I am particularly interested in the case where $M$ is the hyperbolic plane and $n > 3$, but any starting points or references would be a great help.
Let us consider the case when $M$ is a hyperbolic plane, $M=\mathbb H^2$ and restrict to orientation preserving isometries of $\mathbb H^2$. Let's identify $\mathbb H^2$ with the open radius $1$ disk $D\subset\mathbb C$, centred at $0$. Then we have
$$D^n/PSL(2,\mathbb R)\cong (D)^{n-1}/S^1,\,\,\,\bf *$$ where $S^1$ acts on $D^{n-1}$ diagonally by rotating each $D$-factor around its centre.
To answer the original question, note that the quotient of $\mathbb C^{n-1}$ by the standard diagonal $S^1$-action is a cone over $\mathbb CP^{n-2}$. So, the quotient space $(D)^{n-1}/S^1$ is an open star-shape subset of the cone over $\mathbb CP^{n-2}$.

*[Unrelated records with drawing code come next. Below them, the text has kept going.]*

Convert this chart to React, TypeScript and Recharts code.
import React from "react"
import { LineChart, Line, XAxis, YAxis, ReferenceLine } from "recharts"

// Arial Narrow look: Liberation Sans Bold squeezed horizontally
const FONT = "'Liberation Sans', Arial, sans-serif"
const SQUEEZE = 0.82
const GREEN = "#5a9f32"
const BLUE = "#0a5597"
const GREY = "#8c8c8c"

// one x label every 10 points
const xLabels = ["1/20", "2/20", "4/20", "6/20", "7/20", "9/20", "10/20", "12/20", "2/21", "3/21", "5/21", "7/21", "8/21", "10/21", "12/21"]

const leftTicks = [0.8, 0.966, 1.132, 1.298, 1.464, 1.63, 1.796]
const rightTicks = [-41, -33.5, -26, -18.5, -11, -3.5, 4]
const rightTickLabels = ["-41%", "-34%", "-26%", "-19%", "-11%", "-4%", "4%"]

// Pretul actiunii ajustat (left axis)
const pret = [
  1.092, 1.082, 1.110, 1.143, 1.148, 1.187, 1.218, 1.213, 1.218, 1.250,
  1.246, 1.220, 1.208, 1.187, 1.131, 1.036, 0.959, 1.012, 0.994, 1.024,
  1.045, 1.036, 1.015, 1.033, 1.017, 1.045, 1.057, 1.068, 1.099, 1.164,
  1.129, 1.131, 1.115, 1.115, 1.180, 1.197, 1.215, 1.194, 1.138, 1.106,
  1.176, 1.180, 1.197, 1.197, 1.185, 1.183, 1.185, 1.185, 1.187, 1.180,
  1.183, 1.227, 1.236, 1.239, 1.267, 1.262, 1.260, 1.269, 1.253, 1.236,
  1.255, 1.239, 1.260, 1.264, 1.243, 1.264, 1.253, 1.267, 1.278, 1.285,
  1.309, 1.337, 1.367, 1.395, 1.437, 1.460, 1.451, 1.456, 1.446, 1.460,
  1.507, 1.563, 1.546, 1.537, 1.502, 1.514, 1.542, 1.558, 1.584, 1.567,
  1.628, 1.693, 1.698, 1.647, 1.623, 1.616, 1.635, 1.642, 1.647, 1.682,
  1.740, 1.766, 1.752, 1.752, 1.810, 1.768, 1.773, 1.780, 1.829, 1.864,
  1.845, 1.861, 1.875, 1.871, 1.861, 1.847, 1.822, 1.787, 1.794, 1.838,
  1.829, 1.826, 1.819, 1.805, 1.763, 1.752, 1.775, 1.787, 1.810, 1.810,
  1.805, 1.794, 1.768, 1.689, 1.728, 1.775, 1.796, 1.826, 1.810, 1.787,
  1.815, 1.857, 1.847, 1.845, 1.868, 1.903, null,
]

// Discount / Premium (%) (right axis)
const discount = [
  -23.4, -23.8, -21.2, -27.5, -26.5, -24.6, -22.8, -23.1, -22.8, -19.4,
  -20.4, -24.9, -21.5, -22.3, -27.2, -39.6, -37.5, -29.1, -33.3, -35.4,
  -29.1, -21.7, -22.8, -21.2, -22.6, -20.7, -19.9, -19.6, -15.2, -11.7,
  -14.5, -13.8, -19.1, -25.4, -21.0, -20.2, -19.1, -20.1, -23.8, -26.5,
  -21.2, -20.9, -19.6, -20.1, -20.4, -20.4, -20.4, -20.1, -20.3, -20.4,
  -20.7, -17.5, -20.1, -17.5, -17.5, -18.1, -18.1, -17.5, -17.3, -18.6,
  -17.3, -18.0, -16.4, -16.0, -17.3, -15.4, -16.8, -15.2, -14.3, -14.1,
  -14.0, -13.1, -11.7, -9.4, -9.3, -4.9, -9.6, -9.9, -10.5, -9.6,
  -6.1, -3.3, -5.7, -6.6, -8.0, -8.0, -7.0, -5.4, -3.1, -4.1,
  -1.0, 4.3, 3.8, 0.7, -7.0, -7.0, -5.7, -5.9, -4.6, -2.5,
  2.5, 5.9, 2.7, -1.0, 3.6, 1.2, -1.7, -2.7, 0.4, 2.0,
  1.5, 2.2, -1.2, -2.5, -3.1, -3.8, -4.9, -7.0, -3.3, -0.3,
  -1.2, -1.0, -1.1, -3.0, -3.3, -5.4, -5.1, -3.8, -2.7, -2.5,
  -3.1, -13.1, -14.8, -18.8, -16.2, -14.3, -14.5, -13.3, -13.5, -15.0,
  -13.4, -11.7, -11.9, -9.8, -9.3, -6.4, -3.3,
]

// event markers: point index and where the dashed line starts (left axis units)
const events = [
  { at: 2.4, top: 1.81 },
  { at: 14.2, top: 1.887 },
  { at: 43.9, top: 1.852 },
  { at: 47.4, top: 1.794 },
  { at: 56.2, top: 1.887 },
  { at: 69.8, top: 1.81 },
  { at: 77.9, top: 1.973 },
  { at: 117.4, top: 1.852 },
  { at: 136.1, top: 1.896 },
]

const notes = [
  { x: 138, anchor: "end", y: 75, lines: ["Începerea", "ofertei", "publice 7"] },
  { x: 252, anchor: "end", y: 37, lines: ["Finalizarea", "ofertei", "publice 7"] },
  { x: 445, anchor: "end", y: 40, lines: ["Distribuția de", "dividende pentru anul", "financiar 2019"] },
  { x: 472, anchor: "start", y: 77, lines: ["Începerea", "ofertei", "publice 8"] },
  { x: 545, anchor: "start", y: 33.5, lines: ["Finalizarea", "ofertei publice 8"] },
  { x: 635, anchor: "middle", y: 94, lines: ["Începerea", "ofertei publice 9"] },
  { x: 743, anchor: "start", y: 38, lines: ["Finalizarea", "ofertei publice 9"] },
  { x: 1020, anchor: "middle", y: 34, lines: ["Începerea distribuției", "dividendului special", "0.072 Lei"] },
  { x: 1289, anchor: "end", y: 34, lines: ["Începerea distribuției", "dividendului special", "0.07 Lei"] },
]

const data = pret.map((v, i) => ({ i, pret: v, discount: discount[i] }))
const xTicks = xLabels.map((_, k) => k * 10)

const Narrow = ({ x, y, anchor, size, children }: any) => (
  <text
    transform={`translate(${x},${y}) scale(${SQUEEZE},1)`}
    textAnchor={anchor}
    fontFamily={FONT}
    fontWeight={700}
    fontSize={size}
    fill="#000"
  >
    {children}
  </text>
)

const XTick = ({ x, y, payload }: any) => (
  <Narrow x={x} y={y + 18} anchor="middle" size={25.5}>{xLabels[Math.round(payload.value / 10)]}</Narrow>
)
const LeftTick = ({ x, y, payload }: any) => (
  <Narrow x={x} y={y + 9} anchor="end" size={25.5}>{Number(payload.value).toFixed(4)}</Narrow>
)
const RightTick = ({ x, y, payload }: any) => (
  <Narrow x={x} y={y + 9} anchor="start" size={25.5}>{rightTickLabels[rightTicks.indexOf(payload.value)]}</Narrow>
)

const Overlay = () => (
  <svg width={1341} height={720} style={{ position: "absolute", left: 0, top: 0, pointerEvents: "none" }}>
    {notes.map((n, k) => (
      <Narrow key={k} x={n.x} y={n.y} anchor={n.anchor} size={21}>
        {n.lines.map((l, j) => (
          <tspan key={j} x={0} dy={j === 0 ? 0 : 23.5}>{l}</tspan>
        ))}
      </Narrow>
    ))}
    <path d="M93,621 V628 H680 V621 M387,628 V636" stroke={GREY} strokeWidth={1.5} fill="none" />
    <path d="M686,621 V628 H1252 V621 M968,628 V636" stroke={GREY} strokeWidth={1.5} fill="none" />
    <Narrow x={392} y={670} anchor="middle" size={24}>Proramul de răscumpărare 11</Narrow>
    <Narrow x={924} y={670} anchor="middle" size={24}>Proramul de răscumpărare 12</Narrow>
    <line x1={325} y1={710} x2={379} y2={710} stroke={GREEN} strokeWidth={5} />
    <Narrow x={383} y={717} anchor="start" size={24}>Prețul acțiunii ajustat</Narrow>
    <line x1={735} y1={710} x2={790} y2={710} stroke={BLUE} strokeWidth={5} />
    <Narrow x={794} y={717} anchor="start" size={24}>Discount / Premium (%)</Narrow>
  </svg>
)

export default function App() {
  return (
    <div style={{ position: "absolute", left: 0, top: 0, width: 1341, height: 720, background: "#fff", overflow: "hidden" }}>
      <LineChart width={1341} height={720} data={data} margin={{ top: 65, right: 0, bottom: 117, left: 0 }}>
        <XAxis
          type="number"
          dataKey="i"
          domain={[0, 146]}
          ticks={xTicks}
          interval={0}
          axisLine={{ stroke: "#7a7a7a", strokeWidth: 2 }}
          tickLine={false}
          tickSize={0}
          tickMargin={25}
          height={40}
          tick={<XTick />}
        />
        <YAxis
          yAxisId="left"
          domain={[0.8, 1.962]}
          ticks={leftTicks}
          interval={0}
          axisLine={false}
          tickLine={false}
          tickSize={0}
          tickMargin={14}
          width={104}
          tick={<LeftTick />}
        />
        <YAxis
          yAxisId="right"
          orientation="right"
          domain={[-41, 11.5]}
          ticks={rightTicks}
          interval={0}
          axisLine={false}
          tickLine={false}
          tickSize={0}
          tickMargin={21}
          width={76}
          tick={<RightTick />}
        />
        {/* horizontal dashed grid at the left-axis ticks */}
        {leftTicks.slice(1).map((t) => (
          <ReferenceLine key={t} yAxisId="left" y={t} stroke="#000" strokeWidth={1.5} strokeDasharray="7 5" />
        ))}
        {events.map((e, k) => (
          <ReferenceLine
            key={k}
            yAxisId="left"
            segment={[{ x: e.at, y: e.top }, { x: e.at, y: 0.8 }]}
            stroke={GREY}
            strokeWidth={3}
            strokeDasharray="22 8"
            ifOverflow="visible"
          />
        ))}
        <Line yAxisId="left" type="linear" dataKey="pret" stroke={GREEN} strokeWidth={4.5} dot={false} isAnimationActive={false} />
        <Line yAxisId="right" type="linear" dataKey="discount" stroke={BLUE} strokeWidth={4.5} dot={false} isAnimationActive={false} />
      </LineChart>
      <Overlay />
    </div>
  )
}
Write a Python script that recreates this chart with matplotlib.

To see, that $\bf *$ holds, recall that one can choose in $PSL(2,\mathbb R)$ a parabolic subgroup $P$ acting transitively on $\mathbb H^2$ ($P$ preserves a point at infinity of $\mathbb H^2$). Now, we can obtain the quotient $D^n/PSL(2,\mathbb R)$ in two steps. First, for each $n$-tuple $(x_1,\ldots, x_n)\subset D^n$ we find a unique isometry $p\in P$ that sends $x_1$ to the centre of the disk $D$. This reduces the action of $PSL(2,\mathbb R)$ on $D^n$ to that of $S^1$ on $D^{n-1}$.